Based on the World Nuclear Industry Status Report of 2017, India is third in the world, in terms of number of nuclear reactors. The Indian Nuclear Doctrine is largely based on an unofficial document released in 1999 by the National Security Advisory Board which outlines the deployment of the nuclear triad- aircraft, mobile land-based missiles and sea-based assets, designed for “punitive retaliation.” According to Indian officials, the large size of our nuclear stockpile is simply for maintaining a “credible minimum deterrence” with abilities which enable an “adequate retaliatory capability should deterrence fail.” The draft nuclear doctrine described the first use of nuclear weapons as “constituting a threat to peace, stability and sovereignty of states.” In January 2003 India reiterated its loosely defined nuclear doctrine to add the “No First-Use” policy where it would not use nuclear weapons except to retaliate against a nuclear attack. Additionally, the Government of India reserved rights to use nuclear weapons in response to biological or chemical weapon attacks. In 2010, the then national security advisor Shivshankar Menon described India’s nuclear doctrine as “no first use against non-nuclear weapon states”, which implied that a first use by India of a nuclear weapons was possible against another nuclear-armed competitor.
Currently India operates seven nuclear-capable systems: two aircraft, four land-based ballistic missiles, and one sea-based ballistic missile and four additional systems are in dynamic phase development. The long-range land and sea-based missiles will possibly be deployed within the next decade. Apart from existing warheads India has been estimated to have produced 600 kilograms of weapons grade plutonium enough to build 150-200 nuclear warheads. Most of the plutonium is generated from the 40 MWt CIRUS and the 100 MWt Dhruva, which began operations in 1963 and 1988, respectively. Based on the capacity factor and operating availability, the CIRUS reactor was estimated to produce 4 to 7 kg of weapons-grade plutonium annually; the corresponding figure for the Dhruva reactor is 11 to 18 kg. Despite all the recent expansions in India’s nuclear stockpile, their retaliation time to attacks is extremely poor. India stores its nuclear warheads in a disassembled state, keeping the fissile core separate from the warhead package, which greatly increases the time required to deploy weapons.

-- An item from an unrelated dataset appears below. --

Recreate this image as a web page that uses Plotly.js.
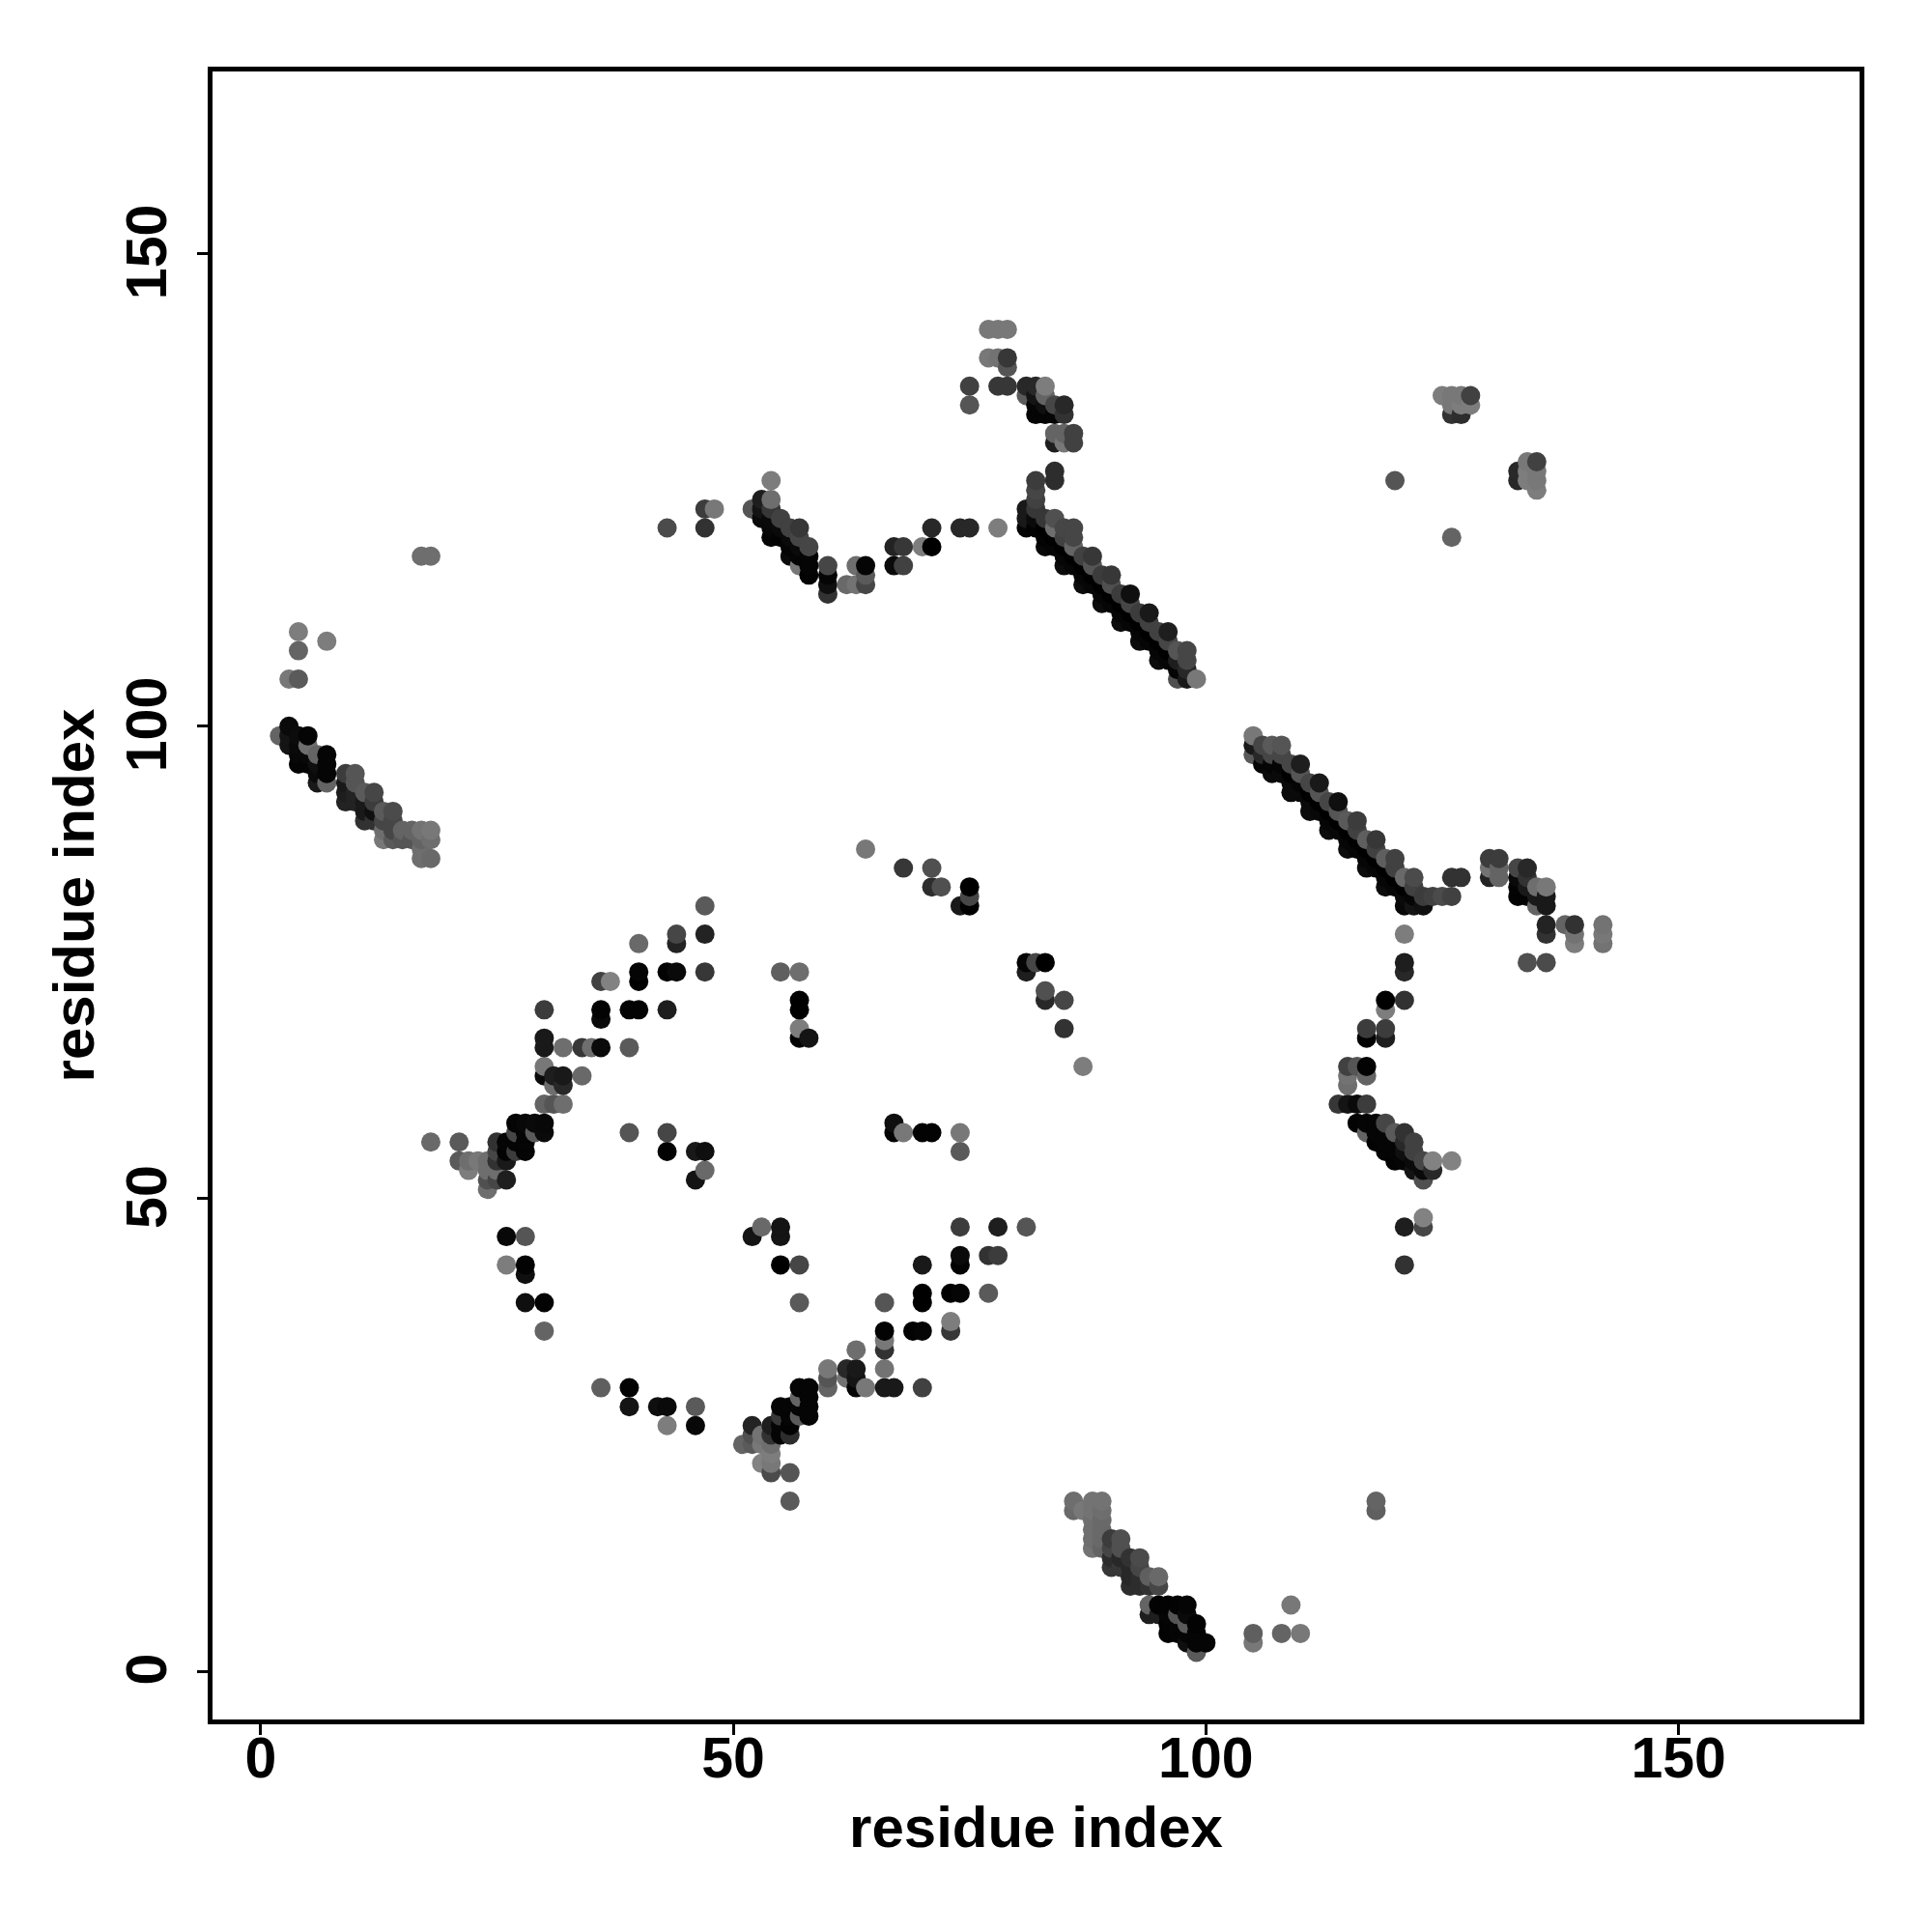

India has multiple nuclear cooperation agreements with different countries like the U.S., the U.K., Russia, France, Namibia, South Korea, Mongolia, Canada, Argentina, Kazakhstan, and Japan. India has been in a non-attack agreement policy with Pakistan since january 1991. India is currently emphasizing on future strategic relationships with China. Although India has been a part of all these agreements, they have refused to be a part of the two most important nuclear agreements: The Comprehensive Nuclear Test-Ban Treaty and the Nuclear Non-Proliferation Treaty. India actively participates in international nuclear trades. In 2013, India signed a bilateral safeguard agreement with Canada, for trade in nuclear materials and technology used in IAEA safeguard facilities, which led to Canada eventually agreeing to a five year deal to supply India with uranium to fuel civilian nuclear reactors. In 2014 Australian Prime Minister Tony Abbott and Indian PM Narendra Modi signed a nuclear cooperation agreement allowing Australia to export uranium for India’s civil nuclear program. In January of 2015, India and the United States released a joint statement announcing that the two nations will work towards India’s phased entry into the Nuclear Suppliers Group (NSG), the Missile Technology Control Regime (MTCR), the Wassenaar Arrangement, and the Australia Group. After having multiple joint discussions with different nations India has started to focus more on using nuclear energy as a renewable form of energy. 27 years of failed experiments have finally resulted in India coming up with a Fast Breeder Reactor. Fast breeder reactors differ from conventional nuclear plants as the neutrons that sustain the atomic chain reaction travel at higher velocities. This type of reactor is capable of generating more fuel that it consumes, a behavior typically made possible by elemental uranium. India hopes to use the excess fuel for commercial purposes.